- _Material provided_:
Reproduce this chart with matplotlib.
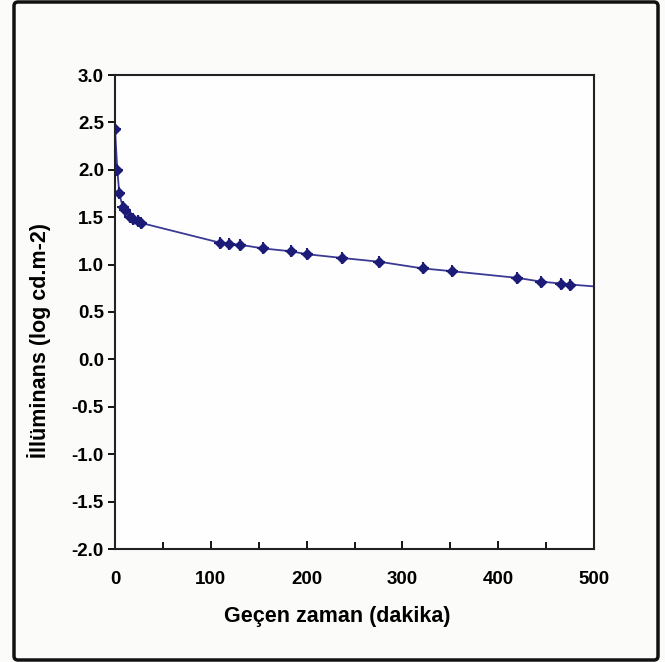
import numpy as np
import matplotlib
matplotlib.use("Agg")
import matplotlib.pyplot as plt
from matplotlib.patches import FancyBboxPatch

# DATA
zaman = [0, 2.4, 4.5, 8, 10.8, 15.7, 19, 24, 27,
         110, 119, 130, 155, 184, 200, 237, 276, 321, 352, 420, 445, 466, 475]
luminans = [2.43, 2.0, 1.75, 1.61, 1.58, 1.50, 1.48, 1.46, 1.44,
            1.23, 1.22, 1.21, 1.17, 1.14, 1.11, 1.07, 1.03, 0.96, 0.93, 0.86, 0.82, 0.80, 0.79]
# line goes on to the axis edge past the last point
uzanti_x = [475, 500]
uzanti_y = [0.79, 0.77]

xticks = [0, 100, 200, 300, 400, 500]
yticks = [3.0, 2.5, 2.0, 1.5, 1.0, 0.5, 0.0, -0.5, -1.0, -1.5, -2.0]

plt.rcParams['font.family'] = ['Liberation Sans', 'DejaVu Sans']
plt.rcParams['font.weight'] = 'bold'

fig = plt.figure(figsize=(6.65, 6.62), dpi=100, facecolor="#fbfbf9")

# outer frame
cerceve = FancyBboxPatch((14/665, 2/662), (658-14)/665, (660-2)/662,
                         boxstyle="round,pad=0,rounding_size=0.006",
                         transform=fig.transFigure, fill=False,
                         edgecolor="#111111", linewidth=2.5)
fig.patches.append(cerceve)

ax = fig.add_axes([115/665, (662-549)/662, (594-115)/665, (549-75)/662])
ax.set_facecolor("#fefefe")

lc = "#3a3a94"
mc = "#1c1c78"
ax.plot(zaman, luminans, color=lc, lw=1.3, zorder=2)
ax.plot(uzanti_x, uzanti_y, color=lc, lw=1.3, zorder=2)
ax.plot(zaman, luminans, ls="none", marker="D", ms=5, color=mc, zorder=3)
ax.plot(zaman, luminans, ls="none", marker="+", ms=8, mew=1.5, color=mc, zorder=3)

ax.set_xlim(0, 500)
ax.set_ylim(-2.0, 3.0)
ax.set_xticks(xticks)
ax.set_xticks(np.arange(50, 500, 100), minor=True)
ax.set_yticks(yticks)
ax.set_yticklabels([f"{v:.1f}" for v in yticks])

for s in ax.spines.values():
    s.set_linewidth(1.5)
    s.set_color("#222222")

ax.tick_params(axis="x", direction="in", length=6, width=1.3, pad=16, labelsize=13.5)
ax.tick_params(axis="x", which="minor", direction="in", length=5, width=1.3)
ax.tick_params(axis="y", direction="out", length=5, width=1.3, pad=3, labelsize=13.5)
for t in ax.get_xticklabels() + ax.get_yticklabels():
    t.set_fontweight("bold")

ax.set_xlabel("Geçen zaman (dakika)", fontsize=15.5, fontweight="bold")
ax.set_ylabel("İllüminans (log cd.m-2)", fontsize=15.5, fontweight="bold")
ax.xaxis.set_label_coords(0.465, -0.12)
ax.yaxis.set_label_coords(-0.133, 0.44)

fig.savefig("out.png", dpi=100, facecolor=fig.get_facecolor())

- _Job_: Leave out the pictures and reproduce the rest of the listing exactly.

- _The answer_:
Reproduce this chart with matplotlib.
import numpy as np
import matplotlib
matplotlib.use("Agg")
import matplotlib.pyplot as plt
from matplotlib.patches import FancyBboxPatch

# DATA
zaman = [0, 2.4, 4.5, 8, 10.8, 15.7, 19, 24, 27,
         110, 119, 130, 155, 184, 200, 237, 276, 321, 352, 420, 445, 466, 475]
luminans = [2.43, 2.0, 1.75, 1.61, 1.58, 1.50, 1.48, 1.46, 1.44,
            1.23, 1.22, 1.21, 1.17, 1.14, 1.11, 1.07, 1.03, 0.96, 0.93, 0.86, 0.82, 0.80, 0.79]
# line goes on to the axis edge past the last point
uzanti_x = [475, 500]
uzanti_y = [0.79, 0.77]

xticks = [0, 100, 200, 300, 400, 500]
yticks = [3.0, 2.5, 2.0, 1.5, 1.0, 0.5, 0.0, -0.5, -1.0, -1.5, -2.0]

plt.rcParams['font.family'] = ['Liberation Sans', 'DejaVu Sans']
plt.rcParams['font.weight'] = 'bold'

fig = plt.figure(figsize=(6.65, 6.62), dpi=100, facecolor="#fbfbf9")

# outer frame
cerceve = FancyBboxPatch((14/665, 2/662), (658-14)/665, (660-2)/662,
                         boxstyle="round,pad=0,rounding_size=0.006",
                         transform=fig.transFigure, fill=False,
                         edgecolor="#111111", linewidth=2.5)
fig.patches.append(cerceve)

ax = fig.add_axes([115/665, (662-549)/662, (594-115)/665, (549-75)/662])
ax.set_facecolor("#fefefe")

lc = "#3a3a94"
mc = "#1c1c78"
ax.plot(zaman, luminans, color=lc, lw=1.3, zorder=2)
ax.plot(uzanti_x, uzanti_y, color=lc, lw=1.3, zorder=2)
ax.plot(zaman, luminans, ls="none", marker="D", ms=5, color=mc, zorder=3)
ax.plot(zaman, luminans, ls="none", marker="+", ms=8, mew=1.5, color=mc, zorder=3)

ax.set_xlim(0, 500)
ax.set_ylim(-2.0, 3.0)
ax.set_xticks(xticks)
ax.set_xticks(np.arange(50, 500, 100), minor=True)
ax.set_yticks(yticks)
ax.set_yticklabels([f"{v:.1f}" for v in yticks])

for s in ax.spines.values():
    s.set_linewidth(1.5)
    s.set_color("#222222")

ax.tick_params(axis="x", direction="in", length=6, width=1.3, pad=16, labelsize=13.5)
ax.tick_params(axis="x", which="minor", direction="in", length=5, width=1.3)
ax.tick_params(axis="y", direction="out", length=5, width=1.3, pad=3, labelsize=13.5)
for t in ax.get_xticklabels() + ax.get_yticklabels():
    t.set_fontweight("bold")

ax.set_xlabel("Geçen zaman (dakika)", fontsize=15.5, fontweight="bold")
ax.set_ylabel("İllüminans (log cd.m-2)", fontsize=15.5, fontweight="bold")
ax.xaxis.set_label_coords(0.465, -0.12)
ax.yaxis.set_label_coords(-0.133, 0.44)

fig.savefig("out.png", dpi=100, facecolor=fig.get_facecolor())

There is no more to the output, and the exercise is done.